Managing multilingual identities is like playing chess: you use your quick-thinking analytical skills to move between different coloured blocks, making deliberate decisions about who you are, who you want to be or who you have to be, and what you want others to see; negotiating your way through a maze of outside perceptions, inner understandings and carefully chosen representations of self to a sometimes monochrome and fallaciously monolingual and mono-cultural world. However, a multilingual life is much more colourful, complex and multidimensional than a bi-coloured chess board.
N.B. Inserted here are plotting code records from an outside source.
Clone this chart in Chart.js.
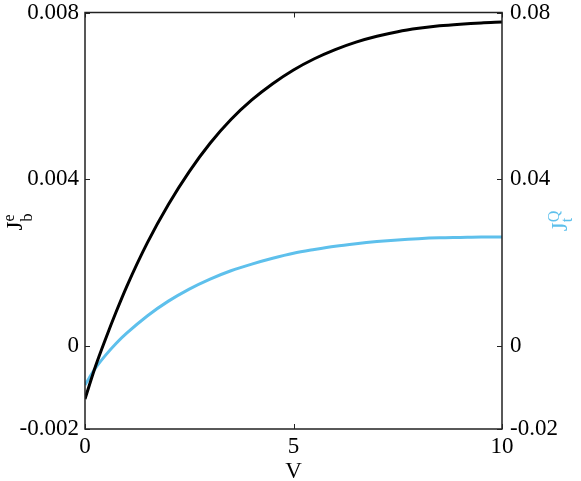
<!DOCTYPE html>
<html lang="en">
<head>
    <meta charset="UTF-8">
    <title>Jb and Jt vs V</title>
    <style>
        html, body { margin: 0; padding: 0; background: #fff; }
        #chart { display: block; }
    </style>
    <script src="https://cdn.jsdelivr.net/npm/chart.js@4/dist/chart.umd.min.js"></script>
</head>
<body>
<canvas id="chart" width="581" height="481"></canvas>
<script>
    // values
    const vValues = [0, 0.25, 0.5, 0.75, 1, 1.5, 2, 2.5, 3, 3.5, 4, 4.5, 5, 5.5, 6, 6.5, 7, 7.5, 8, 8.5, 9, 9.5, 10];
    const jbValues = [-0.00128, -0.00050, 0.00018, 0.00082, 0.00142, 0.00248, 0.00339, 0.00418, 0.00486, 0.00543,
        0.00590, 0.00629, 0.00662, 0.00689, 0.00711, 0.00729, 0.00743, 0.00754, 0.00762, 0.00768, 0.00772, 0.00775, 0.00777];
    const jtValues = [-0.0094, -0.0054, -0.0022, 0.0006, 0.0030, 0.0072, 0.0107, 0.0136, 0.0160, 0.0180,
        0.0196, 0.0210, 0.0222, 0.0231, 0.0239, 0.0245, 0.0250, 0.0254, 0.0257, 0.0259, 0.0260, 0.0261, 0.0261];

    const xTicks = [0, 5, 10];
    const xTickLabels = ['0', '5', '10'];
    const leftTicks = [-0.002, 0, 0.004, 0.008];
    const leftTickLabels = ['-0.002', '0', '0.004', '0.008'];
    const rightTicks = [-0.02, 0, 0.04, 0.08];
    const rightTickLabels = ['-0.02', '0', '0.04', '0.08'];

    const BLUE = '#5ec0ec';
    const FONT = 'Liberation Serif';
    const tickFont = { family: FONT, size: 23 };

    function setTicks(values) {
        return function (scale) {
            scale.ticks = values.map(v => ({ value: v }));
        };
    }
    function labelFrom(values, labels) {
        return function (value) {
            const i = values.findIndex(v => Math.abs(v - value) < 1e-9);
            return i >= 0 ? labels[i] : '';
        };
    }

    // frame, inward ticks and the axis titles with sub/superscripts
    const framePlugin = {
        id: 'frame',
        afterDraw(chart) {
            const ctx = chart.ctx;
            const a = chart.chartArea;
            const sx = chart.scales.x, sy = chart.scales.y, sy1 = chart.scales.y1;
            const tl = 5;
            ctx.save();
            ctx.strokeStyle = '#222';
            ctx.lineWidth = 1.5;
            ctx.strokeRect(a.left, a.top, a.right - a.left, a.bottom - a.top);
            ctx.lineWidth = 1;
            ctx.beginPath();
            xTicks.forEach(v => {
                const px = Math.round(sx.getPixelForValue(v)) + 0.5;
                ctx.moveTo(px, a.bottom); ctx.lineTo(px, a.bottom - tl);
                ctx.moveTo(px, a.top); ctx.lineTo(px, a.top + tl);
            });
            leftTicks.forEach(v => {
                const py = Math.round(sy.getPixelForValue(v)) + 0.5;
                ctx.moveTo(a.left, py); ctx.lineTo(a.left + tl, py);
            });
            rightTicks.forEach(v => {
                const py = Math.round(sy1.getPixelForValue(v)) + 0.5;
                ctx.moveTo(a.right, py); ctx.lineTo(a.right - tl, py);
            });
            ctx.stroke();

            // x title
            ctx.fillStyle = '#000';
            ctx.font = '23px "' + FONT + '"';
            ctx.textAlign = 'center';
            ctx.textBaseline = 'alphabetic';
            ctx.fillText('V', (a.left + a.right) / 2, 478);

            drawRotatedTitle(ctx, 22, 222, 'J', 'e', 'b', '#000', 10);
            drawRotatedTitle(ctx, 567, 221, 'J', 'Q', 't', BLUE, 5);
            ctx.restore();
        }
    };

    function drawRotatedTitle(ctx, cx, cy, main, sup, sub, color, subDrop) {
        ctx.save();
        ctx.translate(cx, cy);
        ctx.rotate(-Math.PI / 2);
        ctx.fillStyle = color;
        ctx.textAlign = 'left';
        ctx.textBaseline = 'alphabetic';
        ctx.font = '23px "' + FONT + '"';
        const wMain = ctx.measureText(main).width;
        ctx.font = '16px "' + FONT + '"';
        const wSmall = Math.max(ctx.measureText(sup).width, ctx.measureText(sub).width);
        const x0 = -(wMain + wSmall) / 2;
        ctx.font = '23px "' + FONT + '"';
        ctx.fillText(main, x0, 0);
        ctx.font = '16px "' + FONT + '"';
        ctx.fillText(sup, x0 + wMain, -8);
        ctx.fillText(sub, x0 + wMain, subDrop);
        ctx.restore();
    }

    new Chart(document.getElementById('chart'), {
        type: 'line',
        data: {
            datasets: [{
                label: 'Jb',
                data: vValues.map((v, i) => ({ x: v, y: jbValues[i] })),
                yAxisID: 'y',
                borderColor: '#000',
                borderWidth: 3,
                pointRadius: 0,
                cubicInterpolationMode: 'monotone',
                fill: false
            }, {
                label: 'Jt',
                data: vValues.map((v, i) => ({ x: v, y: jtValues[i] })),
                yAxisID: 'y1',
                borderColor: BLUE,
                borderWidth: 3,
                pointRadius: 0,
                cubicInterpolationMode: 'monotone',
                fill: false
            }]
        },
        options: {
            responsive: false,
            animation: false,
            layout: { padding: { top: 12.5, left: 0, right: 0, bottom: 0 } },
            plugins: { legend: { display: false }, tooltip: { enabled: false } },
            scales: {
                x: {
                    type: 'linear',
                    min: 0, max: 10,
                    afterBuildTicks: setTicks(xTicks),
                    afterFit(scale) { scale.height = 52; scale.paddingLeft = 0; scale.paddingRight = 0; },
                    grid: { display: false, drawTicks: false },
                    border: { display: false },
                    ticks: {
                        font: tickFont, color: '#000', padding: 4, maxRotation: 0,
                        callback: labelFrom(xTicks, xTickLabels)
                    }
                },
                y: {
                    type: 'linear',
                    position: 'left',
                    min: -0.002, max: 0.008,
                    afterBuildTicks: setTicks(leftTicks),
                    afterFit(scale) { scale.width = 85; scale.paddingTop = 0; scale.paddingBottom = 0; },
                    grid: { display: false, drawTicks: false },
                    border: { display: false },
                    ticks: {
                        font: tickFont, color: '#000', padding: 6,
                        callback: labelFrom(leftTicks, leftTickLabels)
                    }
                },
                y1: {
                    type: 'linear',
                    position: 'right',
                    min: -0.02, max: 0.08,
                    afterBuildTicks: setTicks(rightTicks),
                    afterFit(scale) { scale.width = 79; scale.paddingTop = 0; scale.paddingBottom = 0; },
                    grid: { display: false, drawTicks: false },
                    border: { display: false },
                    ticks: {
                        font: tickFont, color: '#000', padding: 8,
                        callback: labelFrom(rightTicks, rightTickLabels)
                    }
                }
            }
        },
        plugins: [framePlugin]
    });
</script>
</body>
</html>
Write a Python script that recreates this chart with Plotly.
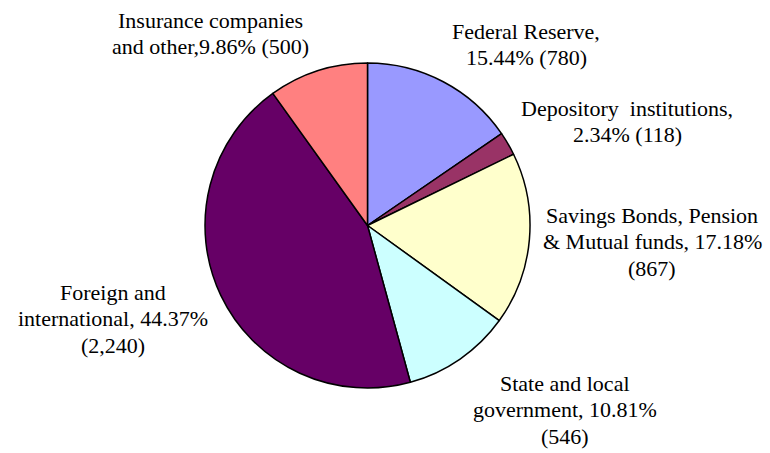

Identity is about constancy and difference (who I am and who I am not); self-representation and perception (what I want the world to see and what the world sees); agency and imposition (the amount of control I have over my identity construction and the weight of social structures). Identity evolves and changes, grows different affinities and acquires distinctive hues throughout life. One develops multiple identities in any context – you are a mother, a daughter, a wife, a professional, a choir singer, an activist and a friend – in a multilingual life, these identities cross borders, languages, cultures and expected behaviours: you speak to your parents in one language, communicate with your husband in his language, develop a mum-son relationship in a third language and speak to your friends in the language your relationship was first shaped in.
Garcia (2009) refers to translanguaging as a phenomenon where bilinguals have constant access to their language repertoires, systems and discourse practices and use these resources to maximise their communicative potential; thus, a multilingual person is not two or three distinct monolinguals in one person, but a whole made up of various different linguistic parts. In terms of identity, I would like to invent the term transidentifying. Thus the difficulty for a bilingual to answer the question: ‘So, do you feel more South African or Portuguese?’ I always feet ‘put on the spot’, as I don’t feel more or less of one or the other and I always feet like a traitor if I chose one over another. I’m not even both, which is the answer I end up using, I just am!
Identity doesn’t always depend on a language; it depends on the experience or period of life, on the feelings and the persons involved. School for me invokes sunny days in English and Afrikaans; mum conjures up caring and worrying in Portuguese; meeting my hubby evokes hot deserts and ‘habibi’ in Arabic; my son’s education will forever be linked to France. However, other’s perceptions also provide a different prism through which to see yourself: at a Fête des Voisins (Neighbours Day celebrated in May in France) one of my neighbours said how happy he was to have met me, adding, ‘You are the first Portuguese person I know, who speaks French with an English accent’. I also confused a lovely North African young girl, who couldn’t quite match my name to my paleness and accent, and the French will always ask me if I’m English, due to my ‘petit accent anglais’. Are these my French identities?
I would probably say that I’m South African with Portuguese background, living in France, working in and studying through British organisations, married to an Egyptian, and a fervent supporter of multilingualism!
Garcia, O. 2009. Education, multilingualism and translanguaging in the 21st century. In: Mohanty, Panda, Phillipson and Skutnabb-Kangas. (eds).
Multilingual Education for Social Justice: Globalising the Local.